The blue color and gold dragon artwork keep the traditional martial arts look, but the foam makes the training intent obvious. These don’t pretend to be combat nunchaku—they’re honest, safe tools to build the coordination and timing that carry over to more advanced weapons later.
Training Reality: What Foam Nunchucks Can and Cannot Do
It’s important to be clear: foam training nunchucks are not built for self-defense or real impact use. They are designed for controlled training, skill-building, and classroom environments.
What they do well:
- Teach basic handling, grip changes, and chamber positions.
- Build rhythm, flow, and timing between both hands.

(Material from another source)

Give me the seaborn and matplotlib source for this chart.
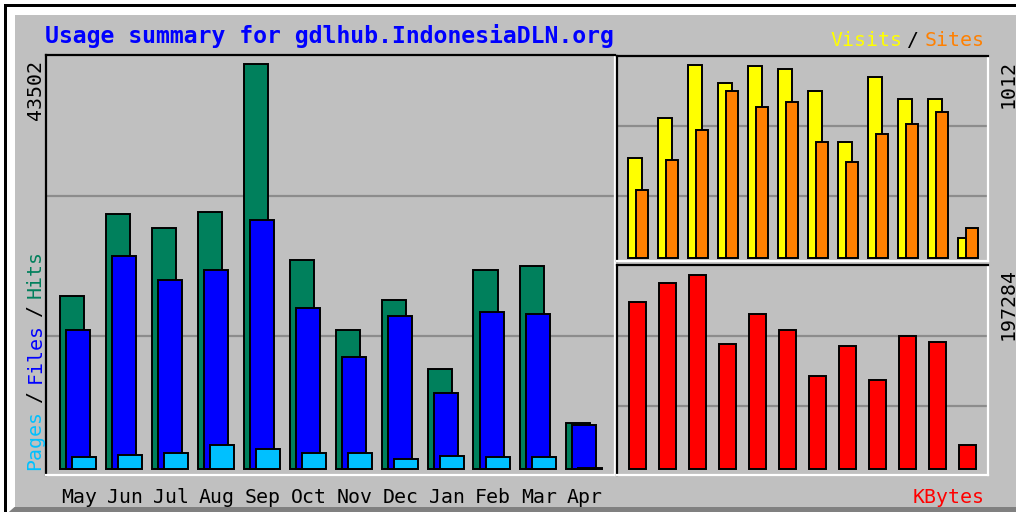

- Allow safe partner drills with reduced risk of injury.
- Help beginners push speed without paying for every mistake in bruises.
What they are not for:
- Home defense or any real-world protection role.
- Hard contact on heavy bags or rigid surfaces.
- Breaking objects or impact conditioning.
Treat these as a safe bridge: from curiosity about nunchaku to competent handling. Once fundamentals are in place, more advanced students typically add wood, PVC, or other live-material nunchaku for power and contact work—ideally under proper supervision.
Carrying and Using These Nunchucks Responsibly
Even training nunchucks deserve some thought around storage and transport. Laws on nunchaku vary by region, and in some areas even foam practice versions may be restricted. Before carrying them outside a dojo or your home, check your local and state regulations on martial arts weapons.
For everyday practical use, most owners:
- Keep them in a gear bag or backpack on the way to class.
- Store them in a visible, easily reachable spot in the dojo for group training.
- Hang them on a hook or rack at home to prevent bending or foam deformation.
In training, start slow. Work single-hand drills, basic figure-eights, and simple passes first. Add speed only when movement is clean. Foam padding means you can push your pace sooner, but good form still matters more than how fast you can spin them.
What People Ask Before Buying a Training Nunchuck Set
How safe are foam nunchucks for beginners?
Foam nunchucks are significantly safer than wood or metal, especially for new students. The padded handles reduce the impact when they hit bone or soft tissue, and the firm inner core keeps techniques realistic. You can still feel contact, but it’s usually a reminder, not an injury. Eye protection is still smart for kids, and training should stay supervised, but these are a solid choice for starting out.
Do foam nunchucks feel like real nunchaku?
They’re close enough for fundamentals. The length, basic weight balance, and chain movement are designed to mimic traditional nunchaku handling. They’ll feel lighter and softer on impact than wood, of course, but the way they swing, track, and transition around the body is similar enough that skills transfer well once you step up to a live set.
Are these legal to own and practice with?
Laws around nunchucks vary by country, state, and even city. Some places treat all nunchaku—foam or not—as restricted weapons, while others allow them freely, especially for martial arts training. The responsible approach is to check your local regulations by searching your state and “nunchaku law” or contacting your dojo or local authorities. Use them in appropriate spaces (home, dojo, private training areas), and avoid carrying them casually in public where they may be misunderstood or restricted.
Training Confidence You Can Build On
These blue foam training nunchucks aren’t about looking dangerous; they’re about getting better. The padded handles, real-feel length, and smooth chain support exactly what most students and instructors actually need—safe repetition, technical growth, and a way to explore nunchaku without collecting bruises as souvenirs.
If your goal is real skill rather than showmanship or intimidation, this kind of honest, safety-focused training tool is the right starting point. Set your pace, drill the basics, and let your coordination—not your pain tolerance—be what improves session after session.